In the end, we got 200 docs and mostly what we were looking for. Between this and some other FOIs I have filed in the past, here are some things I’ve picked up that anyone may find useful:

  • FOIs are complicated and there are many things to get right, but the #1 thing you have to nail down is which agency you are making the request to. It absolutely needs to be directed to the correct one, because if you’ve spent time and money filing a request for the federal government with a provincial agency, you’re already off to a bad start. They will respond in 30 days by letting you know you’re an idiot and they’ll usually keep the $5. I have not made this error but it really is an easy one to make as the law can be quite confusing.
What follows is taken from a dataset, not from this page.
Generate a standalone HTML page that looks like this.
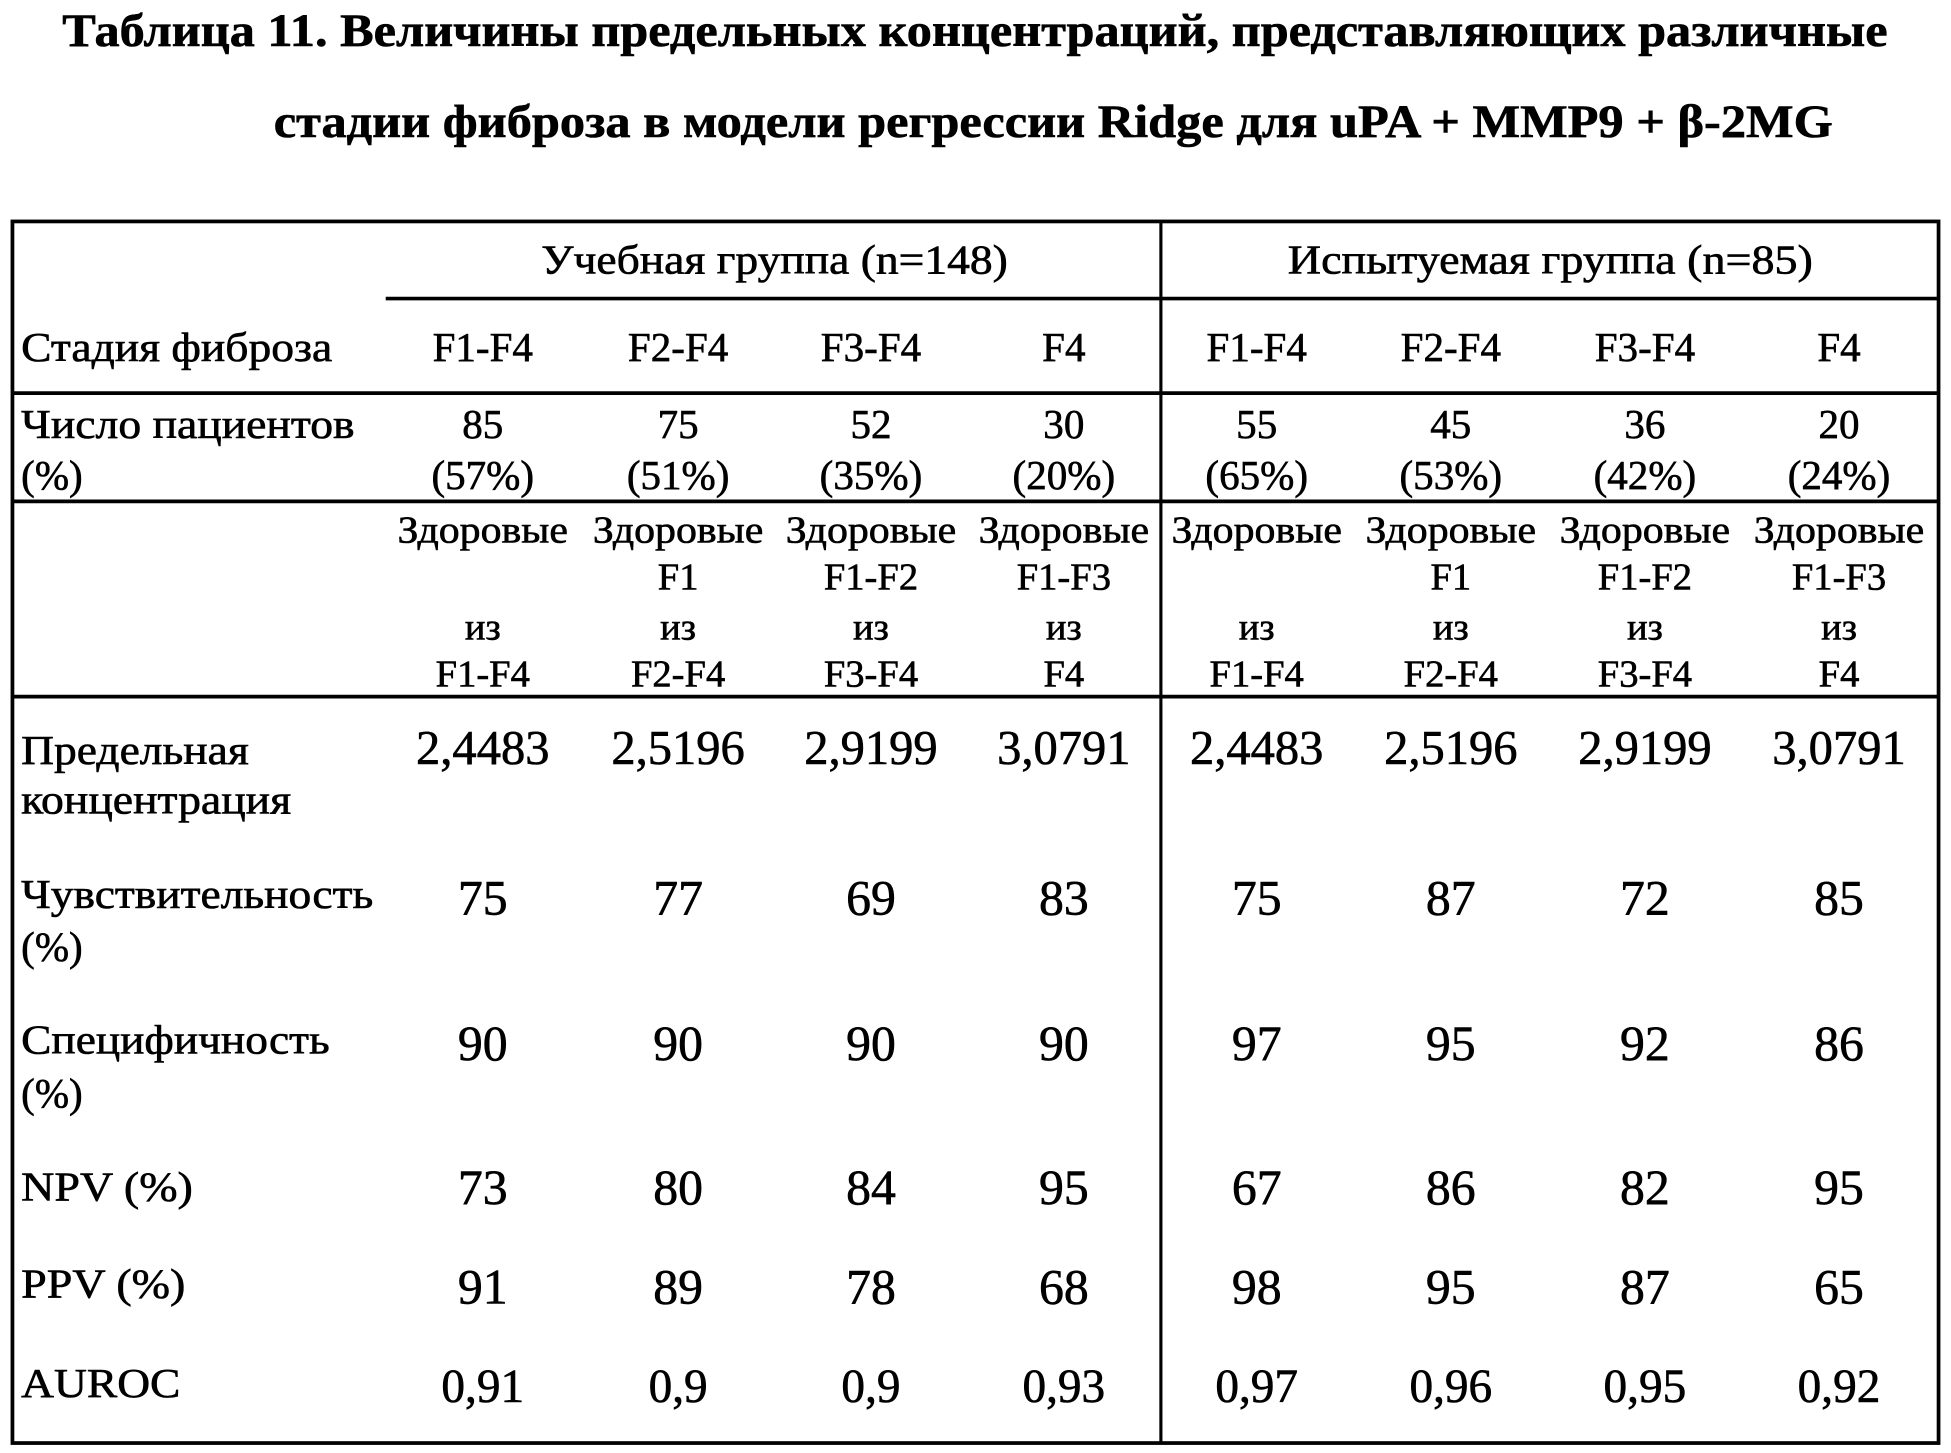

  • Exclude emails from your request, because they will bog you down in pages and pages of mostly useless stuff. Focus instead on memos, reports and briefing notes, which are the things with actual information. If you must have emails, be specific in who they should be from/to and narrow in on a date range no greater than a few weeks — and specify that they should be of business value and not “transitory”.
  • Narrow in a date range. The inexperienced requester (such as me a year ago) would cast a wide net over months or years. Rather, you will save time and money if you narrow in.
  • Better still, ask for specific documents. In this and many cases, this isn’t possible because we don’t know exactly what we need. This story is a good example of how you can get great results at low cost by knowing exactly what you are looking for: “Requesting a copy of an engineering report produced by a third party in late 2011, that was a review of the design and construction of the Carp River Bridge on Hazeldean.”
  • In many cases, reports and other items are stored digitally. Rather than have paper copies given to you, ask for the digital files to be provided in machine-readable form on a CD, DVD or memory stick. Some agencies will charge you for the cost of the mediums and some (usually the federal ones) may waive it.
  • In your request, ask for the agency to exclude documents that are already public in their search for records. Algonquin College wasted no small amount of time on my request searching for and then redacting already public documents. Knowing where to look for existing public documents will inform your request all the better.